Problem requirements: Write out the entries below exactly, starting at the first line and stopping after the line that contains "const times = [0, 10, 20, 30, 40];"; skip all pictures.

[Begin]

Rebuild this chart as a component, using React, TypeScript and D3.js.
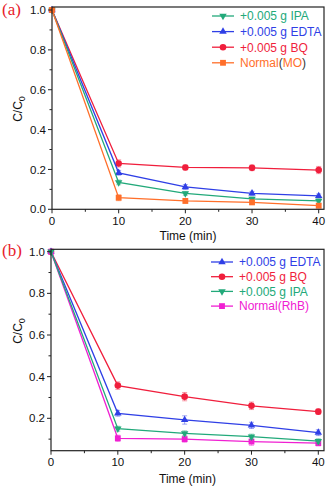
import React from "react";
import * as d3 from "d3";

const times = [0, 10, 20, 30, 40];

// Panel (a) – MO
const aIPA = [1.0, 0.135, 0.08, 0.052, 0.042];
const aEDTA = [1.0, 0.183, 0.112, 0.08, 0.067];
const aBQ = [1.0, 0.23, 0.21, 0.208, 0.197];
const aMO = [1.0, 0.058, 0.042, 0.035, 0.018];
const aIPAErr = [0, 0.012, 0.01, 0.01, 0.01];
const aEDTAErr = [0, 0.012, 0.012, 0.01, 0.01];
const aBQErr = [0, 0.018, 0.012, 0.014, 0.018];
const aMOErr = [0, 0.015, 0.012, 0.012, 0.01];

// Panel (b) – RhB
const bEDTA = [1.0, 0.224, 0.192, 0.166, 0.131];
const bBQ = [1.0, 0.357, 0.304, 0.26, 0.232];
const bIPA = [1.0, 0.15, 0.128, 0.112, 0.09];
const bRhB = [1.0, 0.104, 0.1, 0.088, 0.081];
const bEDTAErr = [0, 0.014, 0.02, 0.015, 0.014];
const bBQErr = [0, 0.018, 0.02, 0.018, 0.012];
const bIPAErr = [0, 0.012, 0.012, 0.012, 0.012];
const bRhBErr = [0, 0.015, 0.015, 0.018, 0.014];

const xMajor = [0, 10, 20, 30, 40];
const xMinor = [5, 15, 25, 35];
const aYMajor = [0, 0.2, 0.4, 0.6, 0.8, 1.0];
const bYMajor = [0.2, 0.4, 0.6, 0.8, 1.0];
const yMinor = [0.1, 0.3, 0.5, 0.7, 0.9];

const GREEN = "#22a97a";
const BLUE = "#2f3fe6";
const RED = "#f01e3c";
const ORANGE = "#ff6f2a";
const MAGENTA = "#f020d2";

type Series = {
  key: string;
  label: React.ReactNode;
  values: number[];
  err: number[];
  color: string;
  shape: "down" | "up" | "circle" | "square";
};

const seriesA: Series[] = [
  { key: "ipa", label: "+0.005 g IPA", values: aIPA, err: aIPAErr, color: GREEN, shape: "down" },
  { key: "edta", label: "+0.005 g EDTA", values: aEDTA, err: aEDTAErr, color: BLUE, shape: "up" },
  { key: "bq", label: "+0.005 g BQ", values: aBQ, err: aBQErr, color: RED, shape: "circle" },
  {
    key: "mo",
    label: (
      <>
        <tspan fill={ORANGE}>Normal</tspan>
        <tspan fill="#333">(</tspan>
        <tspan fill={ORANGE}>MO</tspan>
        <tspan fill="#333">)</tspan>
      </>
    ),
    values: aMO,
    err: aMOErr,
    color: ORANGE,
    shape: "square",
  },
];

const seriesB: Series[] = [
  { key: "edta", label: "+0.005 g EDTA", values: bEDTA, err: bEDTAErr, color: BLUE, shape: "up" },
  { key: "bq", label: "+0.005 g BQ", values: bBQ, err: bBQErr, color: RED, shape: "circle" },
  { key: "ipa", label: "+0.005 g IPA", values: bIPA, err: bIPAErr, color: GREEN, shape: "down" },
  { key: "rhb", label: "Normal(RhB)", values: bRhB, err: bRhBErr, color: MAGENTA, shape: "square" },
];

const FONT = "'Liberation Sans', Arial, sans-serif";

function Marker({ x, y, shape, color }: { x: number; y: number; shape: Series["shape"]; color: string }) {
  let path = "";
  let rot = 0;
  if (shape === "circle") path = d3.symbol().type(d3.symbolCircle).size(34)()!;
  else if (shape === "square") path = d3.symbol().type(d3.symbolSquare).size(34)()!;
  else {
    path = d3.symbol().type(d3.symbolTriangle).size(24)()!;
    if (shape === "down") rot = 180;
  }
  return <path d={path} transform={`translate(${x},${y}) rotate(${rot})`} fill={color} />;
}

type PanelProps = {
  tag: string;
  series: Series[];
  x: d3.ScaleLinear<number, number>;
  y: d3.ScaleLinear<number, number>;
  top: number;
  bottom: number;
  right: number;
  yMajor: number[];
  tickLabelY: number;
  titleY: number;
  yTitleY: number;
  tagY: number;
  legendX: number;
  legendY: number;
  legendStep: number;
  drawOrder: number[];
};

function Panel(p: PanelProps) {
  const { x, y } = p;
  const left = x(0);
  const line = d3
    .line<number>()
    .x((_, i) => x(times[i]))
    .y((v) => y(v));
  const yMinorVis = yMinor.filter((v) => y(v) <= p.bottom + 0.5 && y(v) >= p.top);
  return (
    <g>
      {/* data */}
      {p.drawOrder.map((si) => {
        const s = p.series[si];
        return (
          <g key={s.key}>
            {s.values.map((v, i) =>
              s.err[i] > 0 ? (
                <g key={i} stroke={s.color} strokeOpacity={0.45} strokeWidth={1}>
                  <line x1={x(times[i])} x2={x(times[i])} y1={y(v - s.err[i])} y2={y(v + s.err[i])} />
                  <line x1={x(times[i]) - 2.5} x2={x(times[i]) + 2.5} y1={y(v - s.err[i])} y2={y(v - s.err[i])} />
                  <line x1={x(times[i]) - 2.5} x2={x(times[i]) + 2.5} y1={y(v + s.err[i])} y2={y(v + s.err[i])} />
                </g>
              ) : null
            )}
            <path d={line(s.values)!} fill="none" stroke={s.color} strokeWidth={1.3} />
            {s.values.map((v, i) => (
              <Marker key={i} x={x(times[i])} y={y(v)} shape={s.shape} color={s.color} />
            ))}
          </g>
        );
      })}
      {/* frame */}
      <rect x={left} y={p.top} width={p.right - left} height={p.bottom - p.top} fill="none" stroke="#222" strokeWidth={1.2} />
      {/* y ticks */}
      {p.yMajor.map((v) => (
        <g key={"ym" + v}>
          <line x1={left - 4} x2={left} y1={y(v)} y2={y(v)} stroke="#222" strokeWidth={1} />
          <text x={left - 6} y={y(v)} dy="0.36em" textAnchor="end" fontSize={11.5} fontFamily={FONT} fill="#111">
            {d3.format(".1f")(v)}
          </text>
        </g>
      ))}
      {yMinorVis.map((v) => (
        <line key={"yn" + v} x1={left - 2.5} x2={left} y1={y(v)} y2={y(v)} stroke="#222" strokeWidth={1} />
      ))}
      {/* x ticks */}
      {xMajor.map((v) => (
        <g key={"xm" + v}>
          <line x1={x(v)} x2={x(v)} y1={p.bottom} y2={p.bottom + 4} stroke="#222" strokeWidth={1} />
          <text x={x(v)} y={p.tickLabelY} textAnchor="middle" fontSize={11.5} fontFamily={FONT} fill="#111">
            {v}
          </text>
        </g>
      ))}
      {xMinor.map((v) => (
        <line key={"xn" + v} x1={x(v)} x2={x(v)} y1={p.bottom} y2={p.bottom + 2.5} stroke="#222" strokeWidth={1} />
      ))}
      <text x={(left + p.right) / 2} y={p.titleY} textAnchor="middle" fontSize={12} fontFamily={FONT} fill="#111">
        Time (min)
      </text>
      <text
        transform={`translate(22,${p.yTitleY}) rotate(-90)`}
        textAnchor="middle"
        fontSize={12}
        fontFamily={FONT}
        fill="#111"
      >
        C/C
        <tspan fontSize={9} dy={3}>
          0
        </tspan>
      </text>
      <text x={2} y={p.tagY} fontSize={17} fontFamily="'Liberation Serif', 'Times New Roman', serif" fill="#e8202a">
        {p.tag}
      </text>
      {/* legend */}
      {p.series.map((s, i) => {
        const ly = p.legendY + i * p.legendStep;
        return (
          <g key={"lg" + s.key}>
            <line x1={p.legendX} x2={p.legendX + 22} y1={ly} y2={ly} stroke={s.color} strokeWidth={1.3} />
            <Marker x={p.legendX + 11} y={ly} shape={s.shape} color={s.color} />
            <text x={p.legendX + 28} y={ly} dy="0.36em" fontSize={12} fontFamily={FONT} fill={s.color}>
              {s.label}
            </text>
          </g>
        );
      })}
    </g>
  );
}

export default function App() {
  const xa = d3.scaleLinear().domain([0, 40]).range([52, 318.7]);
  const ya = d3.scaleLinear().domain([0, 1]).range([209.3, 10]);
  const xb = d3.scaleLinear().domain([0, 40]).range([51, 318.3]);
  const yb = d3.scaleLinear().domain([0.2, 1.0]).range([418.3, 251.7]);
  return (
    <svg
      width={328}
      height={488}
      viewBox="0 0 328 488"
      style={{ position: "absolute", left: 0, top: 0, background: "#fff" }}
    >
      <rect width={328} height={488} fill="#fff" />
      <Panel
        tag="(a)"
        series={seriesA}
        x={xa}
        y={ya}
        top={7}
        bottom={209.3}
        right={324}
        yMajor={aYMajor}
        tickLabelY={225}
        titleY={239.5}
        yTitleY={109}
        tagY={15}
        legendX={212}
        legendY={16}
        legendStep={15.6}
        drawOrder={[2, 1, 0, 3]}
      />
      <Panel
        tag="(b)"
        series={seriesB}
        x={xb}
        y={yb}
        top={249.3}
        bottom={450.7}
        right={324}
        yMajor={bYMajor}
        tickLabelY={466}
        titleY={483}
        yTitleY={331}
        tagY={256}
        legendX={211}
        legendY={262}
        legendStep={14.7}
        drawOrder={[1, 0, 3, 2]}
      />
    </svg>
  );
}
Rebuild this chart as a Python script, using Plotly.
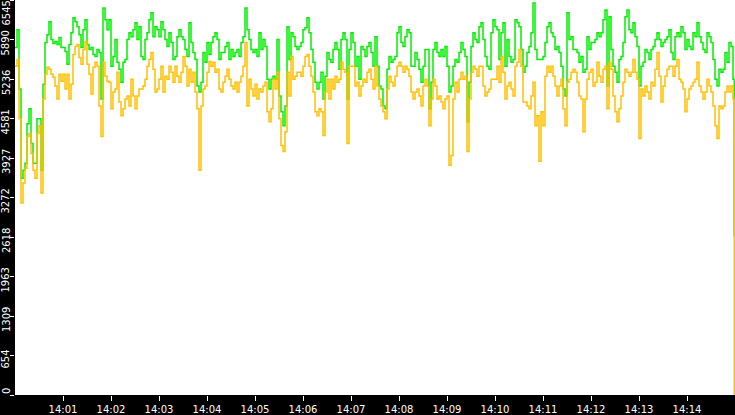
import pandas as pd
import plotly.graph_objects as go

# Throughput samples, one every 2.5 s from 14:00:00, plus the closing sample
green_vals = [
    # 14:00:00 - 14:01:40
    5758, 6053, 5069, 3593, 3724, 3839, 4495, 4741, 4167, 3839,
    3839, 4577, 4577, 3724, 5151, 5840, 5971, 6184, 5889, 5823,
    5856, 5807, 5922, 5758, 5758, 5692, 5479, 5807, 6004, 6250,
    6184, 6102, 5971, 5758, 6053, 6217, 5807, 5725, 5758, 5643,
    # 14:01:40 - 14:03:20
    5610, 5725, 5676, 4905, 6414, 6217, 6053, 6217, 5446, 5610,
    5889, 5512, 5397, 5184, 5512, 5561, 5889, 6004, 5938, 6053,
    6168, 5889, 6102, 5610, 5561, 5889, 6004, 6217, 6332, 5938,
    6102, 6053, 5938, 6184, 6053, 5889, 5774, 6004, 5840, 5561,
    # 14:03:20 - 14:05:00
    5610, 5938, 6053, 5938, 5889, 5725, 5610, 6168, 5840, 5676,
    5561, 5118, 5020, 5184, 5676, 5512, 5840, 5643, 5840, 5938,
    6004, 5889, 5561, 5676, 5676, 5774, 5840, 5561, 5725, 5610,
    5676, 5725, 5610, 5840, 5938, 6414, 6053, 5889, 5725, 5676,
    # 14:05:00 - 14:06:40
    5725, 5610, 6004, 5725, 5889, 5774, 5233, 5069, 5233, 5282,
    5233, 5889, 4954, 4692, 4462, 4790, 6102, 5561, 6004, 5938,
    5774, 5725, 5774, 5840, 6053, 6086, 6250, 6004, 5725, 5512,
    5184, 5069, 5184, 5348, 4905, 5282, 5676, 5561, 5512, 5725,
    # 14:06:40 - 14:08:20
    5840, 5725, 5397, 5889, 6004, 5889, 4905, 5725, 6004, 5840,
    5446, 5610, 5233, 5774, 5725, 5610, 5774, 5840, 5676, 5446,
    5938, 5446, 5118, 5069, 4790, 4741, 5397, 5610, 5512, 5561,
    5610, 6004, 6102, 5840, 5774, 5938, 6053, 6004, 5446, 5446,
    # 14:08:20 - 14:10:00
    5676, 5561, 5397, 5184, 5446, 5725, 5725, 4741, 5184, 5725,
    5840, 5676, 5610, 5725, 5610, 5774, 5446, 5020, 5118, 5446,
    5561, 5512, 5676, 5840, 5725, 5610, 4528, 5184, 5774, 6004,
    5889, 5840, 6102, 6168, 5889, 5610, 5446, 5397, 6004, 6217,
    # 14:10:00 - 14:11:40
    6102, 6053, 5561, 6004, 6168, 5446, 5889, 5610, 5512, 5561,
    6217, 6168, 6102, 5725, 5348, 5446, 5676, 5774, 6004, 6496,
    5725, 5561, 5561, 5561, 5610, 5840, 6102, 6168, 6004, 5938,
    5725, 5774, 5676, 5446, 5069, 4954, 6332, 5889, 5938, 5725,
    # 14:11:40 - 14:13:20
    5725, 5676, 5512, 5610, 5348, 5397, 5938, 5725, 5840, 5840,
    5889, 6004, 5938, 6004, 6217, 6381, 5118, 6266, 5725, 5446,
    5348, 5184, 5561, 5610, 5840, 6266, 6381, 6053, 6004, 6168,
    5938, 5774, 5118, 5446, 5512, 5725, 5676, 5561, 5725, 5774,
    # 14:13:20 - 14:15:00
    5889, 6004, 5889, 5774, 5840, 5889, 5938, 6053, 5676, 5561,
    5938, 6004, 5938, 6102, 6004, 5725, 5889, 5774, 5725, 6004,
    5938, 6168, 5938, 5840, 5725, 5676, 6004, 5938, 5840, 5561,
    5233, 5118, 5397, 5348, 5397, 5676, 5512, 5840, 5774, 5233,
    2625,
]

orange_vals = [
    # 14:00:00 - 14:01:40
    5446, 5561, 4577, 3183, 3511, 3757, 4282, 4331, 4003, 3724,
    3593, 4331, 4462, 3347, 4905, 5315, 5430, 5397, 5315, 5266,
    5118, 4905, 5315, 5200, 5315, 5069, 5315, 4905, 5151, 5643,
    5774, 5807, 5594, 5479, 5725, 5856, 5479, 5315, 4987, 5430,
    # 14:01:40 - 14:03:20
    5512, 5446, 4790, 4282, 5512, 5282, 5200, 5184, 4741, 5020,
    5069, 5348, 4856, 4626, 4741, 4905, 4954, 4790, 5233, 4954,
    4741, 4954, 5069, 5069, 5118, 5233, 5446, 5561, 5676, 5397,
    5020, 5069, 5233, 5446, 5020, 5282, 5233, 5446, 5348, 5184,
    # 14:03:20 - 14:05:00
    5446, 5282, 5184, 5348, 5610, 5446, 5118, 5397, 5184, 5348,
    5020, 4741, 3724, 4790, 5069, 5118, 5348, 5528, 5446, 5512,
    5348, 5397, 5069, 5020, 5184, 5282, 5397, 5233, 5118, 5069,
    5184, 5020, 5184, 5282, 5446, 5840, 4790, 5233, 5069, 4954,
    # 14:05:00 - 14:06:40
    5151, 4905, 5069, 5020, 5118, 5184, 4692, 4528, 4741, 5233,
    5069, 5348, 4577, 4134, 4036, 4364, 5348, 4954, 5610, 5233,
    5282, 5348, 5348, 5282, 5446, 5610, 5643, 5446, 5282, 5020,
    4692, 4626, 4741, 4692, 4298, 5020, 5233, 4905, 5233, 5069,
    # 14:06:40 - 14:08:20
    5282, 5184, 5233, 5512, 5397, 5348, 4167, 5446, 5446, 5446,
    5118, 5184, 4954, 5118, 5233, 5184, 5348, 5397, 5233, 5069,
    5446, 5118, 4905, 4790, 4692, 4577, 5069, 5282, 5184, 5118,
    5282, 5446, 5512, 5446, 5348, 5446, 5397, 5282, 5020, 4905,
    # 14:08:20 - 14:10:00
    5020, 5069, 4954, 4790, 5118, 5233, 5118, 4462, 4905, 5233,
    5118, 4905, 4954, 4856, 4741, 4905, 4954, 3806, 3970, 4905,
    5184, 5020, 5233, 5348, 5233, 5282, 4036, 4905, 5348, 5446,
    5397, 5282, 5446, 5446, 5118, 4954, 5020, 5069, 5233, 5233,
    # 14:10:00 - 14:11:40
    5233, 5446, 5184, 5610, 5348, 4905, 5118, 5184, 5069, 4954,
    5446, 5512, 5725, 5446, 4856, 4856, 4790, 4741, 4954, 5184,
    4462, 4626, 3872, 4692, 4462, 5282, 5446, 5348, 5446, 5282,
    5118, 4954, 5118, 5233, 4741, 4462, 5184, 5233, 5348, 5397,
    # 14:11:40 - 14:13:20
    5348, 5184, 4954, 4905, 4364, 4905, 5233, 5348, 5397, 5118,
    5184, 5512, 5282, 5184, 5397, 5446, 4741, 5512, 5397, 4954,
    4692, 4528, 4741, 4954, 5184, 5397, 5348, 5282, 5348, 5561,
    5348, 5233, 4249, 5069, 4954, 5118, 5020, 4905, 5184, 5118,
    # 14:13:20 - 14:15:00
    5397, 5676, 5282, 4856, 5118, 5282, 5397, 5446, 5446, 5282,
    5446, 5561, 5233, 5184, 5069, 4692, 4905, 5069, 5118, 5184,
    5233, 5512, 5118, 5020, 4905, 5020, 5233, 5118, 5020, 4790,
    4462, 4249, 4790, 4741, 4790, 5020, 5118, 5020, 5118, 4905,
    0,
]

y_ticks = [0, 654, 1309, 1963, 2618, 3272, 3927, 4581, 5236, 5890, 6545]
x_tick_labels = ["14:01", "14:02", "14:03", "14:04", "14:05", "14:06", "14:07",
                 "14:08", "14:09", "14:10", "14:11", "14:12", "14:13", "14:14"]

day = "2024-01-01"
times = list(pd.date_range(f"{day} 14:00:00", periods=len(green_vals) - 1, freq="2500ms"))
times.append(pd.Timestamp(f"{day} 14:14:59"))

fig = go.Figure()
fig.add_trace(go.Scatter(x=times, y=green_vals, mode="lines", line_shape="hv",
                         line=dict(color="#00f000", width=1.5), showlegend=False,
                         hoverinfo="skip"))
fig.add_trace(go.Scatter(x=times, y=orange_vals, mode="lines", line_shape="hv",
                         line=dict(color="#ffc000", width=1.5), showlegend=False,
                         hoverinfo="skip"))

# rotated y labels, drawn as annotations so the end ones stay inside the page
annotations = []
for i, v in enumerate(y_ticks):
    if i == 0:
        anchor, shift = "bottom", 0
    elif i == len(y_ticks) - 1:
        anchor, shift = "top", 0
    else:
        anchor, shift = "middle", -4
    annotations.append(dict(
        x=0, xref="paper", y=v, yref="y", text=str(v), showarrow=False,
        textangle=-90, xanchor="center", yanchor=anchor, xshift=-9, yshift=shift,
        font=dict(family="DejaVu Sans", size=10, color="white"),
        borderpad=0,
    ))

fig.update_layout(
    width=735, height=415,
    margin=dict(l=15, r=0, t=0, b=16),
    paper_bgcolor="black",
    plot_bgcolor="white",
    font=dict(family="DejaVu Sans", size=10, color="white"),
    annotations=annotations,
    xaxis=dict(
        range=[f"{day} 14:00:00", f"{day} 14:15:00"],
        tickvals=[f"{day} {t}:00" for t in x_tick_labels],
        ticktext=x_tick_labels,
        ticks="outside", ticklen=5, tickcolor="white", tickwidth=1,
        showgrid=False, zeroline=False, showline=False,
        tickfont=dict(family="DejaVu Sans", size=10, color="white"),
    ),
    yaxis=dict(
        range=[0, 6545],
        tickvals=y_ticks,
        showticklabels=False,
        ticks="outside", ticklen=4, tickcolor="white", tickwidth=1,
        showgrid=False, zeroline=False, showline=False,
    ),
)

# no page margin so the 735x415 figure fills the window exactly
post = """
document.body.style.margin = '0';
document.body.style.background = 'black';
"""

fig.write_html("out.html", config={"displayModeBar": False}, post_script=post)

[End]

The completed task:
Rebuild this chart as a component, using React, TypeScript and D3.js.
import React from "react";
import * as d3 from "d3";

const times = [0, 10, 20, 30, 40];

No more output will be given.